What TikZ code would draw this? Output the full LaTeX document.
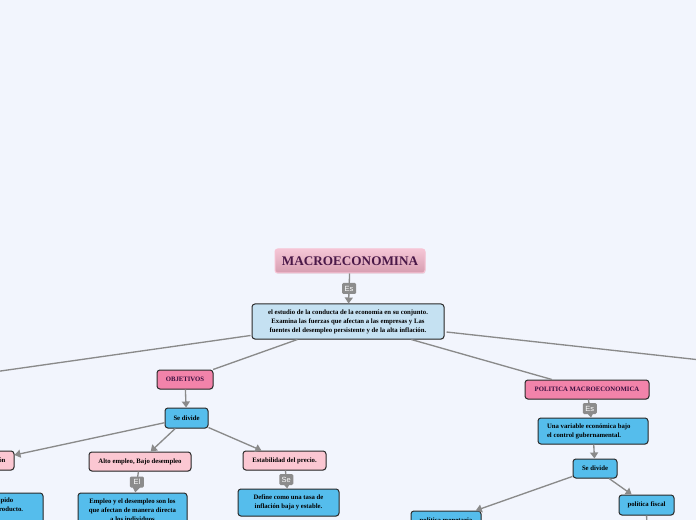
\documentclass[tikz,border=0pt]{standalone}
\usepackage{fontspec}
\setmainfont{Liberation Serif}
\newfontfamily\lblfont{Liberation Sans}
\usetikzlibrary{arrows.meta,calc,shadows}
\definecolor{bg}{HTML}{F2F5FD}
\definecolor{linegray}{HTML}{8A8A8A}
\definecolor{lblgray}{HTML}{8C8C8C}
\definecolor{boxborder}{HTML}{2A2A2A}
\definecolor{mainfill}{HTML}{C5E1F2}
\definecolor{bluefill}{HTML}{55BDEC}
\definecolor{pinkfill}{HTML}{F283AA}
\definecolor{lightpink}{HTML}{FBC7D2}
\definecolor{titletop}{HTML}{F5C6D6}
\definecolor{titlebot}{HTML}{D69DB0}
\definecolor{titleborder}{HTML}{F7C3D4}
\definecolor{titletext}{HTML}{4A1848}
\definecolor{objtext}{HTML}{3A1040}
\begin{document}
\begin{tikzpicture}[x=0.75pt,y=-0.75pt,
  base/.style={rectangle, rounded corners=2.2pt, draw=boxborder, line width=0.75pt,
    inner sep=0pt, align=center, text=black,
    font=\fontsize{5.05pt}{6.7pt}\selectfont\bfseries,
    drop shadow={opacity=0.18, shadow xshift=0.4pt, shadow yshift=-0.7pt}},
  mainbox/.style={base, fill=mainfill},
  bluebox/.style={base, fill=bluefill},
  pinkbox/.style={base, fill=pinkfill, text=objtext},
  lpinkbox/.style={base, fill=lightpink},
  titlebox/.style={rectangle, rounded corners=2pt, draw=titleborder, line width=0.75pt,
    top color=titletop, bottom color=titlebot, text=titletext,
    font=\fontsize{9.9pt}{12pt}\selectfont\bfseries, inner sep=0pt,
    drop shadow={opacity=0.15, shadow xshift=0.4pt, shadow yshift=-0.7pt}},
  conn/.style={draw=linegray, line width=1pt},
  arr/.style={conn, -{Triangle[length=4.5pt,width=6pt]}},
  lbl/.style={rectangle, rounded corners=1pt, fill=lblgray, text=white,
    font=\fontsize{5.6pt}{6pt}\lblfont, inner sep=1pt,
    minimum width=10.5pt, minimum height=8.25pt}
]
\useasboundingbox[fill=bg] (0,0) rectangle (696,520);

% nodes
\node[titlebox, minimum width=112.5pt, minimum height=18pt] (title) at (350,261) {MACROECONOMINA};
\node[mainbox, minimum width=144pt, minimum height=26.25pt] (main) at (348,321.5)
  {el estudio de la conducta de la economía en su conjunto.\\
   Examina las fuerzas que afectan a las empresas y Las\\
   fuentes del desempleo persistente y de la alta inflación.};

\node[pinkbox, minimum width=42pt, minimum height=14.25pt] (obj) at (185,379.5) {OBJETIVOS};
\node[bluebox, minimum width=32.25pt, minimum height=15pt] (sdL) at (186.5,418) {Se divide};

\node[lpinkbox, minimum width=37.5pt, minimum height=14.25pt] (prod) at (-11,460.5) {Producción};
\node[bluebox, minimum width=84.75pt, minimum height=26.25pt] (crec) at (-13.5,510.5)
  {Alto nivel y rápido\\ crecimiento del producto.\\ \strut};

\node[lpinkbox, minimum width=76.5pt, minimum height=14.25pt] (alto) at (140,461.5) {Alto empleo, Bajo desempleo};
\node[bluebox, minimum width=81.75pt, minimum height=26.25pt] (empleo) at (132.5,510.5)
  {Empleo y el desempleo son los\\ que afectan de manera directa\\ a los individuos};

\node[lpinkbox, minimum width=62.25pt, minimum height=14.25pt] (estab) at (284.5,460.5) {Estabilidad del precio.};
\node[bluebox, minimum width=75.75pt, minimum height=20.25pt] (define) at (288.5,502.5)
  {Define como una tasa de\\ inflación baja y estable.};

\node[pinkbox, minimum width=93pt, minimum height=14.25pt] (pol) at (587,389.5) {POLITICA MACROECONOMICA};
\node[bluebox, minimum width=82.5pt, minimum height=19.5pt, align=left] (una) at (593,431)
  {\parbox{69pt}{Una variable económica bajo\\ el control gubernamental.}};
\node[bluebox, minimum width=33pt, minimum height=14.25pt] (sdR) at (595,468.5) {Se divide};
\node[bluebox, minimum width=52.5pt, minimum height=15pt] (polmon) at (446,521) {política monetaria};
\node[bluebox, minimum width=41.25pt, minimum height=15pt] (fiscal) at (646.5,505) {política fiscal};

\coordinate (offL) at (-100,385.3);
\coordinate (offR) at (796,370.5);
\coordinate (offD) at (647,545);

% connectors
\path[arr] (title) -- (main) node[lbl, pos=0.5] {Es};
\draw[conn] ($(main.south west)+(-1,-4)$) -- (offL);
\draw[conn] ($(main.east)+(2,10.5)$) -- (offR);
\draw[conn] (main) -- (obj);
\draw[conn] (main) -- (pol);

\draw[arr] (obj) -- (sdL);
\draw[arr] (sdL) -- (prod);
\draw[arr] (sdL) -- (alto);
\draw[arr] (sdL) -- (estab);
\path[arr] (alto) -- (empleo) node[lbl, pos=0.5] {El};
\path[arr] (estab) -- (define) node[lbl, pos=0.5] {Se};

\path[arr] (pol) -- (una) node[lbl, pos=0.5] {Es};
\draw[arr] (una) -- (sdR);
\draw[arr] (sdR) -- (polmon);
\draw[arr] (sdR) -- (fiscal);
\draw[conn] (fiscal) -- (offD);
\end{tikzpicture}
\end{document}
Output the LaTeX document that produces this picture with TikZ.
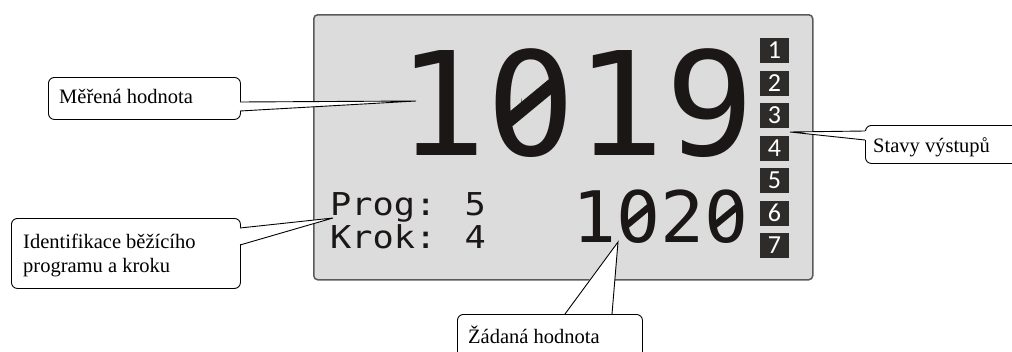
\documentclass[tikz,border=0pt]{standalone}
\usepackage{fontspec}
\setmainfont{Liberation Serif}
\newfontfamily\lcdfont{DejaVu Sans Mono}
\newfontfamily\ledfont{Carlito}
\definecolor{lcdgray}{HTML}{DCDCDC}
\definecolor{lcdframe}{HTML}{5A5A5A}
\definecolor{ledfill}{HTML}{2E2C2B}
\definecolor{lcdink}{HTML}{1A1716}
\begin{document}
\begin{tikzpicture}[x=1pt,y=-1pt,
  callbox/.style={draw=black, line width=0.9pt, fill=white, rounded corners=6pt},
  callwedge/.style={draw=black, line width=0.9pt, line join=miter},
  calltext/.style={anchor=base west, inner sep=0pt, font=\fontsize{20.5}{24}\selectfont},
  ledbox/.style={fill=ledfill, text=white, minimum width=29pt, minimum height=25pt, inner sep=0pt,
    font=\ledfont\fontsize{26}{26}\selectfont},
  lcdtext/.style={anchor=base west, inner sep=0pt, text=lcdink},
  dotcover/.style={fill=lcdgray},
  slash/.style={draw=lcdink, line cap=butt}]
\useasboundingbox (0,0) rectangle (1012,351);
% display panel
\node[draw=lcdframe, line width=1.5pt, fill=lcdgray, rounded corners=4pt, anchor=north west,
  minimum width=499pt, minimum height=265pt, inner sep=0pt] (panel) at (313,14) {};
\node[lcdtext, font=\lcdfont\fontsize{144}{144}\selectfont, xscale=1.03] (big) at (397,155) {1019};
\node[lcdtext, font=\lcdfont\fontsize{71}{71}\selectfont, xscale=1.03] (set) at (572,242) {1020};
\node[lcdtext, font=\lcdfont\fontsize{31.5}{31.5}\selectfont, xscale=1.12] (prog) at (330,215) {Prog: 5};
\node[lcdtext, font=\lcdfont\fontsize{31.5}{31.5}\selectfont, xscale=1.12] (krok) at (330,248) {Krok: 4};
% slashed zeros
\coordinate (z1) at (531.5,102);
\coordinate (z2) at (638,216);
\coordinate (z3) at (726,216);
\fill[dotcover] (z1) ellipse (10 and 15);
\draw[slash, line width=13pt] ([shift={(-23,19)}]z1) -- ([shift={(23,-19)}]z1);
\foreach \z in {z2,z3}{
  \fill[dotcover] (\z) ellipse (5 and 7.5);
  \draw[slash, line width=6.5pt] ([shift={(-11.5,9.5)}]\z) -- ([shift={(11.5,-9.5)}]\z);
}
% output LEDs
\foreach \i in {1,...,7}{
  \node[ledbox] (led\i) at (774.5,{50.5+(\i-1)*32.5}) {\i};
}
% callout: Měřená hodnota
\node[callbox, anchor=north west, minimum width=192pt, minimum height=42pt, inner sep=0pt] (mbox) at (48,77) {};
\coordinate (mtip) at (416,101);
\coordinate (ma) at (240,102);
\coordinate (mb) at (240,111);
\fill[white] ([xshift=-2pt]ma) -- (mtip) -- ([xshift=-2pt]mb) -- cycle;
\draw[callwedge] (ma) -- (mtip) -- (mb);
\node[calltext] (mtext) at (59,103) {Měřená hodnota};
% callout: Identifikace
\node[callbox, anchor=north west, minimum width=229pt, minimum height=70pt, inner sep=0pt] (ibox) at (11,218) {};
\coordinate (itip) at (333,218);
\coordinate (ia) at (240,228);
\coordinate (ib) at (240,245);
\fill[white] ([xshift=-2pt]ia) -- (itip) -- ([xshift=-2pt]ib) -- cycle;
\draw[callwedge] (ia) -- (itip) -- (ib);
\node[calltext] (itext1) at (23,248) {Identifikace běžícího};
\node[calltext] (itext2) at (23,272) {programu a kroku};
% callout: Stavy výstupů
\node[callbox, anchor=north west, minimum width=170pt, minimum height=38pt, inner sep=0pt] (sbox) at (865,125) {};
\coordinate (stip) at (790,132);
\coordinate (sa) at (865,131);
\coordinate (sb) at (865,140);
\fill[white] ([xshift=2pt]sa) -- (stip) -- ([xshift=2pt]sb) -- cycle;
\draw[callwedge] (sa) -- (stip) -- (sb);
\node[calltext] (stext) at (873,152) {Stavy výstupů};
% callout: Žádaná hodnota
\node[callbox, anchor=north west, minimum width=185pt, minimum height=60pt, inner sep=0pt] (zbox) at (457,314) {};
\coordinate (ztip) at (618,242);
\coordinate (za) at (565,314);
\coordinate (zb) at (612,314);
\fill[white] ([yshift=2pt]za) -- (ztip) -- ([yshift=2pt]zb) -- cycle;
\draw[callwedge] (za) -- (ztip) -- (zb);
\node[calltext] (ztext) at (468,343) {Žádaná hodnota};
\end{tikzpicture}
\end{document}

::::::

> WHAT NEEDS TO BE DONE
Exactly as written, repeat the lines from the beginning of the entries up to and including the line with "(0,0) rectangle (696,520);", but not the pictures.

> EXPECTED OUTPUT
What TikZ code would draw this? Output the full LaTeX document.
\documentclass[tikz,border=0pt]{standalone}
\usepackage{fontspec}
\setmainfont{Liberation Serif}
\newfontfamily\lblfont{Liberation Sans}
\usetikzlibrary{arrows.meta,calc,shadows}
\definecolor{bg}{HTML}{F2F5FD}
\definecolor{linegray}{HTML}{8A8A8A}
\definecolor{lblgray}{HTML}{8C8C8C}
\definecolor{boxborder}{HTML}{2A2A2A}
\definecolor{mainfill}{HTML}{C5E1F2}
\definecolor{bluefill}{HTML}{55BDEC}
\definecolor{pinkfill}{HTML}{F283AA}
\definecolor{lightpink}{HTML}{FBC7D2}
\definecolor{titletop}{HTML}{F5C6D6}
\definecolor{titlebot}{HTML}{D69DB0}
\definecolor{titleborder}{HTML}{F7C3D4}
\definecolor{titletext}{HTML}{4A1848}
\definecolor{objtext}{HTML}{3A1040}
\begin{document}
\begin{tikzpicture}[x=0.75pt,y=-0.75pt,
  base/.style={rectangle, rounded corners=2.2pt, draw=boxborder, line width=0.75pt,
    inner sep=0pt, align=center, text=black,
    font=\fontsize{5.05pt}{6.7pt}\selectfont\bfseries,
    drop shadow={opacity=0.18, shadow xshift=0.4pt, shadow yshift=-0.7pt}},
  mainbox/.style={base, fill=mainfill},
  bluebox/.style={base, fill=bluefill},
  pinkbox/.style={base, fill=pinkfill, text=objtext},
  lpinkbox/.style={base, fill=lightpink},
  titlebox/.style={rectangle, rounded corners=2pt, draw=titleborder, line width=0.75pt,
    top color=titletop, bottom color=titlebot, text=titletext,
    font=\fontsize{9.9pt}{12pt}\selectfont\bfseries, inner sep=0pt,
    drop shadow={opacity=0.15, shadow xshift=0.4pt, shadow yshift=-0.7pt}},
  conn/.style={draw=linegray, line width=1pt},
  arr/.style={conn, -{Triangle[length=4.5pt,width=6pt]}},
  lbl/.style={rectangle, rounded corners=1pt, fill=lblgray, text=white,
    font=\fontsize{5.6pt}{6pt}\lblfont, inner sep=1pt,
    minimum width=10.5pt, minimum height=8.25pt}
]
\useasboundingbox[fill=bg] (0,0) rectangle (696,520);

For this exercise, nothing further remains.